Certes, les Centrafricains ont beaucoup de choses à reprocher à leur vieille amie. La France, en tant qu’ancienne puissance coloniale, a sa part de responsabilité dans le chaos centrafricain. Elle a commis des erreurs politiques : entre autres, celle d’avoir choisi le dictateur tchadien Idriss Déby Itno comme solution à l’imbroglio centrafricain ; celle aussi d’avoir retiré prématurément sa force Sangaris. De plus, le comportement hautain du président français Emmanuel Macron à l’endroit du président Touadera a exacerbé les passions.

Cette situation n’est d’ailleurs pas pour déplaire aux Russes, qui peuvent ainsi instrumentaliser et exciter les sentiments anti-français.

Certes le long cheminement de la République Centrafricaine et de la France n’a pas toujours été exemplaire : la colonisation avec ses administrateurs brutaux et ses sociétés concessionnaires aux comportements barbares ; l’indépendance, taillée sur mesure pour permettre aux dirigeants français de continuer à être les vrais maîtres du pays. Tous ces précédents déplorables ont laissé à juste titre aux Centrafricains le sentiment que la France n’a pas cessé d’instrumentaliser et de manipuler certains d’entre eux, pour entretenir l’instabilité du pays à son profit.

Mais doit-on aller jusqu’à diaboliser la France ? C’est apparemment dans l’air du temps. Même s’il est légitime de stigmatiser certains aspects néocoloniaux de la politique africaine de la France, est-ce qu’il n’est pas excessif de la diaboliser ? L’essentiel, ce serait plutôt de donner aux Centrafricains le goût du patriotisme et de la vigilance.
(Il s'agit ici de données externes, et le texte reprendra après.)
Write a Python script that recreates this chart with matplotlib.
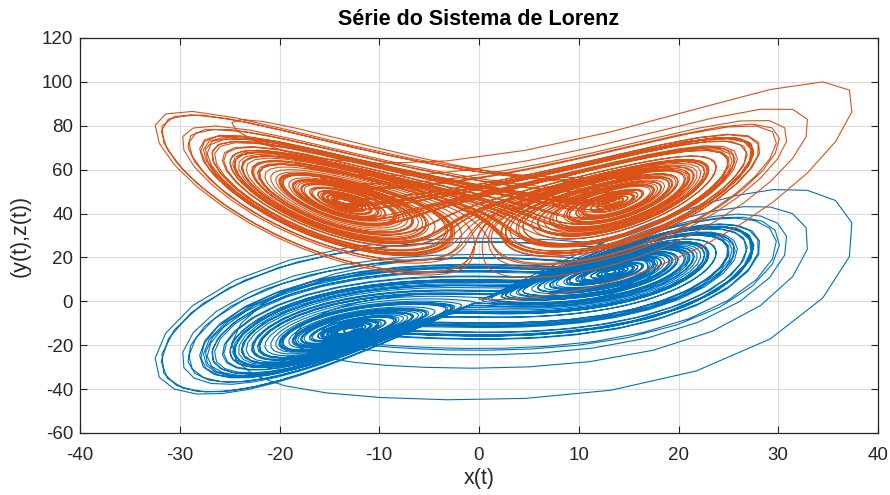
import numpy as np
import matplotlib
matplotlib.use('Agg')
import matplotlib.pyplot as plt

# Lorenz system, integrated with forward Euler (fixed step), as in the source.
# Parameters read off the wing centres (~ +-13.4, +-13.4, 45) and the size
# of the first excursion (x ~ 38, y ~ 51, z ~ 100).
SIGMA = 16.0
RHO = 45.92
BETA = 4.0
START = [0.0, 1.0, 1.0]     # trajectory leaves from near the origin
DT = 0.01
N_STEPS = 6500

X_TICKS = [-40, -30, -20, -10, 0, 10, 20, 30, 40]
Y_TICKS = [-60, -40, -20, 0, 20, 40, 60, 80, 100, 120]

TITLE = 'Série do Sistema de Lorenz'
X_LABEL = 'x(t)'
Y_LABEL = '(y(t),z(t))'

BLUE = '#0072BD'
ORANGE = '#D95319'
AX_COLOR = '#262626'


def lorenz_euler():
    out = np.empty((N_STEPS + 1, 3))
    x, y, z = START
    out[0] = x, y, z
    for i in range(N_STEPS):
        dx = SIGMA * (y - x)
        dy = x * (RHO - z) - y
        dz = x * y - BETA * z
        x, y, z = x + DT * dx, y + DT * dy, z + DT * dz
        out[i + 1] = x, y, z
    return out


traj = lorenz_euler()

plt.rcParams['font.family'] = ['Liberation Sans', 'DejaVu Sans']
plt.rcParams['axes.unicode_minus'] = False

fig = plt.figure(figsize=(8.9, 4.95), dpi=100)
ax = fig.add_axes([80 / 890, 1 - 433 / 495, 798 / 890, 395 / 495])

ax.plot(traj[:, 0], traj[:, 1], color=BLUE, lw=0.8)
ax.plot(traj[:, 0], traj[:, 2], color=ORANGE, lw=0.8)

ax.set_xlim(X_TICKS[0], X_TICKS[-1])
ax.set_ylim(Y_TICKS[0], Y_TICKS[-1])
ax.set_xticks(X_TICKS)
ax.set_yticks(Y_TICKS)
ax.grid(True, color='#dcdcdc', lw=0.8)
ax.set_axisbelow(True)
ax.tick_params(direction='in', top=True, right=True, length=5, width=0.8,
               colors=AX_COLOR, labelsize=13.5)
ax.tick_params(axis='x', pad=10)
ax.tick_params(axis='y', pad=5)
for sp in ax.spines.values():
    sp.set_color(AX_COLOR)
    sp.set_linewidth(0.9)

ax.set_xlabel(X_LABEL, fontsize=15.5, color=AX_COLOR, labelpad=3)
ax.set_ylabel(Y_LABEL, fontsize=15.5, color=AX_COLOR, labelpad=8)
ax.set_title(TITLE, fontsize=15.5, fontweight='bold', color='black', pad=9)

fig.savefig('out.png', dpi=100)
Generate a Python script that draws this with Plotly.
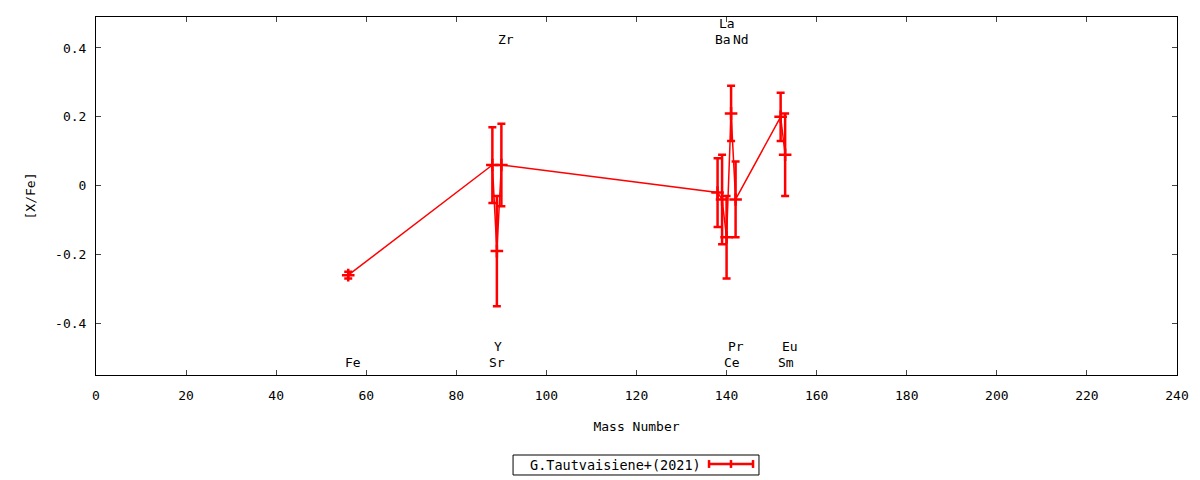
import plotly.graph_objects as go

# ---- data ----
elements = ["Fe", "Sr", "Y", "Zr", "Ba", "La", "Ce", "Pr", "Nd", "Sm", "Eu"]
mass_number = [56, 88, 89, 90, 138, 139, 140, 141, 142, 152, 153]
x_fe = [-0.26, 0.06, -0.19, 0.06, -0.02, -0.04, -0.15, 0.21, -0.04, 0.20, 0.09]
x_fe_err = [0.01, 0.11, 0.16, 0.12, 0.10, 0.13, 0.12, 0.08, 0.11, 0.07, 0.12]
label_y = [-0.515, -0.515, -0.468, 0.425, 0.425, 0.472, -0.515, -0.468, 0.425, -0.515, -0.468]

series_name = "G.Tautvaisiene+(2021)"
x_ticks = [0, 20, 40, 60, 80, 100, 120, 140, 160, 180, 200, 220, 240]
y_ticks = [-0.4, -0.2, 0, 0.2, 0.4]
y_tick_text = ["-0.4", "-0.2", "0", "0.2", "0.4"]

RED = "#ff0000"
FONT = "DejaVu Sans Mono"
FS = 13

fig = go.Figure()
fig.add_trace(go.Scatter(
    x=mass_number, y=x_fe,
    mode="lines+markers",
    name=series_name,
    line=dict(color=RED, width=1.5),
    marker=dict(symbol="cross-thin", size=9, color=RED,
                line=dict(color=RED, width=2.5)),
    error_y=dict(type="data", array=x_fe_err, visible=True,
                 color=RED, thickness=2.5, width=4),
    showlegend=False,
))

# element labels
for el, m, ly in zip(elements, mass_number, label_y):
    fig.add_annotation(x=m, y=ly, text=el, showarrow=False,
                       xanchor="left", yanchor="middle", xshift=-4,
                       borderpad=0,
                       font=dict(family=FONT, size=FS, color="black"))

# custom legend (text left, sample right, boxed) like gnuplot
fig.add_shape(type="rect", xref="paper", yref="paper",
              x0=0.3858, x1=0.6133, y0=-0.2793, y1=-0.2235,
              line=dict(color="black", width=1), fillcolor="white")
fig.add_annotation(xref="paper", yref="paper", x=0.5606, y=-0.2514,
                   text=series_name, showarrow=False, xanchor="right",
                   yanchor="middle", borderpad=0,
                   font=dict(family=FONT, size=FS + 0.5, color="black"))
ly0 = -0.2486
fig.add_shape(type="line", xref="paper", yref="paper",
              x0=0.5671, x1=0.6078, y0=ly0, y1=ly0,
              line=dict(color=RED, width=2.5))
for xs in (0.5671, 0.5874, 0.6078):
    fig.add_shape(type="line", xref="paper", yref="paper",
                  x0=xs, x1=xs, y0=ly0 - 0.011, y1=ly0 + 0.011,
                  line=dict(color=RED, width=2.5))

fig.update_layout(
    width=1200, height=480,
    margin=dict(l=96, r=23, t=17, b=105),
    paper_bgcolor="white", plot_bgcolor="white",
    font=dict(family=FONT, size=FS, color="black"),
    showlegend=False,
)
fig.update_xaxes(
    range=[0, 240], tickvals=x_ticks, ticks="inside", ticklen=5,
    showline=True, linecolor="black", linewidth=1, mirror="ticks",
    showgrid=False, zeroline=False, ticklabelstandoff=8,
    title=dict(text="Mass Number", standoff=20,
               font=dict(family=FONT, size=FS)),
    tickfont=dict(family=FONT, size=FS),
)
fig.update_yaxes(
    range=[-0.55, 0.49], tickvals=y_ticks, ticktext=y_tick_text,
    ticks="inside", ticklen=5,
    showline=True, linecolor="black", linewidth=1, mirror="ticks",
    showgrid=False, zeroline=False, ticklabelstandoff=6,
    title=dict(text="[X/Fe]", standoff=16,
               font=dict(family=FONT, size=FS)),
    tickfont=dict(family=FONT, size=FS),
)

fig.write_html("out.html",
               config={"displayModeBar": False},
               post_script="document.body.style.margin='0px';document.body.style.padding='0px';")
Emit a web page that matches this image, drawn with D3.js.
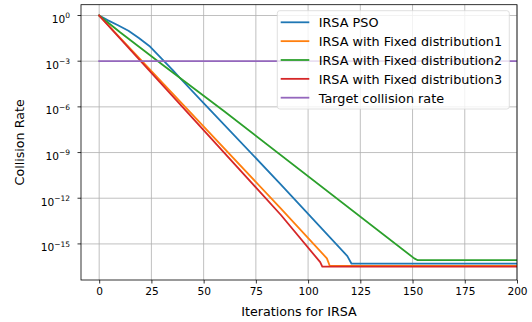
<!DOCTYPE html>
<html>
<head>
<meta charset="utf-8">
<script src="https://cdn.jsdelivr.net/npm/d3@7"></script>
<style>
  body { margin: 0; background: #fff; }
  svg { font-family: "DejaVu Sans", sans-serif; }
</style>
</head>
<body>
<svg id="chart" width="532" height="322"></svg>
<script>
// values; collision rates kept as log10 exponents
var psoIter = [0, 4, 9, 14, 19, 24, 30, 35, 40, 50, 87, 118.8, 120.8, 200];
var psoLog = [0, -0.3, -0.64, -1.0, -1.48, -2.0, -2.85, -3.55, -4.3, -5.75, -11.1, -15.8, -16.3, -16.3];

var fixed1Iter = [0, 87, 109, 110.4, 200];
var fixed1Log = [0, -12.68, -15.95, -16.45, -16.45];

var fixed2Iter = [0, 10, 20, 30, 60, 150.8, 152.5, 200];
var fixed2Log = [0, -1.1, -2.15, -3.2, -6.3, -15.95, -16.07, -16.07];

var fixed3Iter = [0, 87, 105.8, 106.8, 200];
var fixed3Log = [0, -13.1, -16.2, -16.49, -16.49];

var targetIter = [0, 200];
var targetLog = [-3, -3];

var seriesNames = ["IRSA PSO", "IRSA with Fixed distribution1", "IRSA with Fixed distribution2",
  "IRSA with Fixed distribution3", "Target collision rate"];
var seriesColors = ["#1f77b4", "#ff7f0e", "#2ca02c", "#d62728", "#9467bd"];

var xTicks = [0, 25, 50, 75, 100, 125, 150, 175, 200];
var yTickExp = [0, -3, -6, -9, -12, -15];

(function() {
  var series = [
    [psoIter, psoLog], [fixed1Iter, fixed1Log], [fixed2Iter, fixed2Log],
    [fixed3Iter, fixed3Log], [targetIter, targetLog]
  ].map(function(s, i) {
    return {
      name: seriesNames[i],
      color: seriesColors[i],
      values: s[0].map(function(x, j) { return { x: x, y: Math.pow(10, s[1][j]) }; })
    };
  });

  var svg = d3.select("#chart");
  var left = 81, right = 517, plotTop = 4.7, bottom = 280;

  var x = d3.scaleLinear().domain([-8.7, 200]).range([left, right]);
  var y = d3.scaleLog().domain([Math.pow(10, 0.71), Math.pow(10, -17.37)]).range([plotTop, bottom]);

  svg.append("clipPath").attr("id", "clip")
    .append("rect").attr("x", left).attr("y", plotTop)
    .attr("width", right - left).attr("height", bottom - plotTop);

  // grid
  var grid = svg.append("g").attr("stroke", "#b0b0b0").attr("stroke-width", 0.8);
  grid.selectAll(".gx").data(xTicks).enter().append("line")
    .attr("x1", function(d) { return x(d); }).attr("x2", function(d) { return x(d); })
    .attr("y1", plotTop).attr("y2", bottom);
  grid.selectAll(".gy").data(yTickExp).enter().append("line")
    .attr("x1", left).attr("x2", right)
    .attr("y1", function(d) { return y(Math.pow(10, d)); })
    .attr("y2", function(d) { return y(Math.pow(10, d)); });

  // lines
  var line = d3.line()
    .x(function(d) { return x(d.x); })
    .y(function(d) { return y(d.y); });

  svg.append("g").attr("clip-path", "url(#clip)")
    .selectAll("path").data(series).enter().append("path")
    .attr("d", function(d) { return line(d.values); })
    .attr("fill", "none")
    .attr("stroke", function(d) { return d.color; })
    .attr("stroke-width", 1.8)
    .attr("stroke-linejoin", "round")
    .attr("stroke-linecap", "square");

  // x axis
  var xAxis = d3.axisBottom(x).tickValues(xTicks).tickSize(3.5).tickPadding(3.5);
  var gx = svg.append("g").attr("transform", "translate(0," + bottom + ")").call(xAxis);
  gx.select(".domain").remove();
  gx.selectAll("line").attr("stroke", "#000").attr("stroke-width", 0.8);
  gx.selectAll("text").attr("font-size", "10.6px").attr("fill", "#000")
    .attr("font-family", "DejaVu Sans");

  // y axis ticks + mathtext-like labels
  var gy = svg.append("g");
  gy.selectAll("line").data(yTickExp).enter().append("line")
    .attr("x1", left - 3.5).attr("x2", left)
    .attr("y1", function(d) { return y(Math.pow(10, d)); })
    .attr("y2", function(d) { return y(Math.pow(10, d)); })
    .attr("stroke", "#000").attr("stroke-width", 0.8);
  var lbl = gy.selectAll("text").data(yTickExp).enter().append("text")
    .attr("text-anchor", "end")
    .attr("x", left - 11)
    .attr("y", function(d) { return y(Math.pow(10, d)) + 7.4; })
    .attr("font-size", "10.6px").attr("fill", "#000");
  lbl.append("tspan").text("10");
  lbl.append("tspan").attr("dy", -4.6).attr("font-size", "7.5px")
    .text(function(d) { return d === 0 ? "0" : "\u2212" + (-d); });

  // frame
  svg.append("rect").attr("x", left).attr("y", plotTop)
    .attr("width", right - left).attr("height", bottom - plotTop)
    .attr("fill", "none").attr("stroke", "#000").attr("stroke-width", 0.8);

  // axis labels
  svg.append("text").attr("x", (left + right) / 2).attr("y", 316)
    .attr("text-anchor", "middle").attr("font-size", "12.7px").attr("fill", "#000")
    .text("Iterations for IRSA");
  svg.append("text")
    .attr("transform", "translate(24," + (plotTop + bottom) / 2 + ") rotate(-90)")
    .attr("text-anchor", "middle").attr("font-size", "12.7px").attr("fill", "#000")
    .text("Collision Rate");

  // legend
  var lg = svg.append("g");
  lg.append("rect").attr("x", 277.3).attr("y", 10.7).attr("width", 232).attr("height", 98.3)
    .attr("rx", 2.5).attr("fill", "#fff").attr("fill-opacity", 0.8)
    .attr("stroke", "#d8d8d8").attr("stroke-width", 0.8);
  var rows = lg.selectAll(".row").data(series).enter().append("g")
    .attr("transform", function(d, i) { return "translate(0," + (22.3 + i * 18.85) + ")"; });
  rows.append("line").attr("x1", 280.7).attr("x2", 309.3)
    .attr("stroke", function(d) { return d.color; }).attr("stroke-width", 1.8);
  rows.append("text").attr("x", 318.7).attr("y", 4.8)
    .attr("font-size", "12.8px").attr("fill", "#000")
    .text(function(d) { return d.name; });
})();
</script>
</body>
</html>
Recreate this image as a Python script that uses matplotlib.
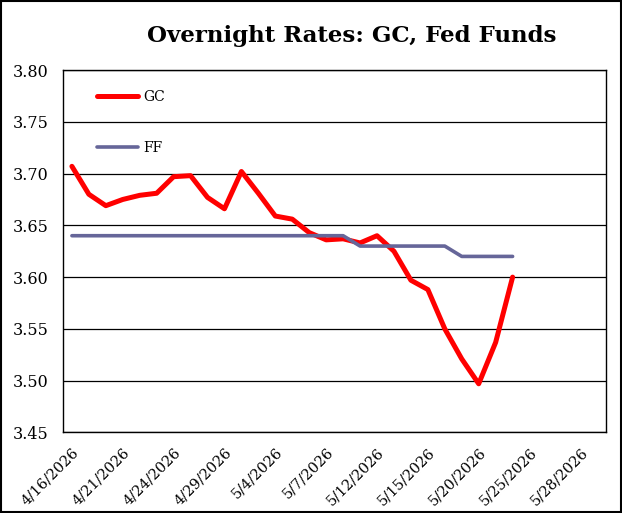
import matplotlib
matplotlib.use("Agg")
import matplotlib.pyplot as plt
from matplotlib.patches import Rectangle

# category labels shown on the x axis (every 3rd business day)
tick_labels = ["4/16/2026", "4/21/2026", "4/24/2026", "4/29/2026", "5/4/2026",
               "5/7/2026", "5/12/2026", "5/15/2026", "5/20/2026", "5/25/2026",
               "5/28/2026"]
n_categories = 32

# overnight rates, one value per business day from 4/16/2026
gc = [3.707, 3.680, 3.669, 3.675, 3.679, 3.681, 3.697, 3.698, 3.677, 3.666,
      3.702, 3.681, 3.659, 3.656, 3.643, 3.636, 3.637, 3.633, 3.640, 3.625,
      3.597, 3.588, 3.550, 3.521, 3.497, 3.537, 3.600]
ff = [3.64] * 17 + [3.63] * 6 + [3.62] * 4

serif = "DejaVu Serif"
plt.rcParams['font.family'] = serif

fig = plt.figure(figsize=(6.22, 5.13), dpi=100)
ax = fig.add_axes([0.102, 0.157, 0.872, 0.7065])

ax.plot(range(len(gc)), gc, color="#ff0000", lw=3.6, label="GC",
        solid_joinstyle="round", solid_capstyle="round")
ax.plot(range(len(ff)), ff, color="#666699", lw=2.6, label="FF",
        solid_joinstyle="round", solid_capstyle="round")

ax.set_xlim(-0.5, n_categories - 0.5)
ax.set_ylim(3.45, 3.80)
ax.set_yticks([3.45, 3.50, 3.55, 3.60, 3.65, 3.70, 3.75, 3.80])
ax.set_yticklabels([f"{v:.2f}" for v in ax.get_yticks()], fontsize=11.5)
ax.set_xticks(range(0, n_categories, 3))
ax.set_xticklabels(tick_labels, rotation=45, ha="right", va="top",
                   rotation_mode="anchor", fontsize=10.5)
ax.tick_params(axis="y", length=0, pad=11)
ax.tick_params(axis="x", length=0, pad=9)
ax.grid(axis="y", color="black", lw=0.9)
ax.set_axisbelow(True)
for s in ax.spines.values():
    s.set_color("black")
    s.set_linewidth(1.0)

ax.legend(loc="upper left", bbox_to_anchor=(0.062, 0.945), frameon=False,
          fontsize=10, handlelength=2.95, handletextpad=0.35,
          labelspacing=2.65, borderpad=0, borderaxespad=0)

fig.text(0.566, 0.93, "Overnight Rates: GC, Fed Funds", ha="center",
         va="center", fontsize=16.5, fontweight="bold")

fig.patches.append(Rectangle((0.0015, 0.002), 0.997, 0.996,
                             transform=fig.transFigure, fill=False,
                             edgecolor="black", lw=1.5))

fig.savefig("out.png", dpi=100)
C’est pourquoi ils ne doivent en aucun cas devenir les supplétifs des Russes dans leur guerre froide avec les autres puissances occidentales. Il faut qu’ils gardent en tête que Français, Chinois et Russes sont venus en Centrafrique non pas pour leurs beaux yeux, mais pour leurs matières premières.

Quant à leurs dirigeants, ils doivent s’efforcer de tout faire pour que les relations bilatérales soient d’égal à égal et profitables pour leur pays.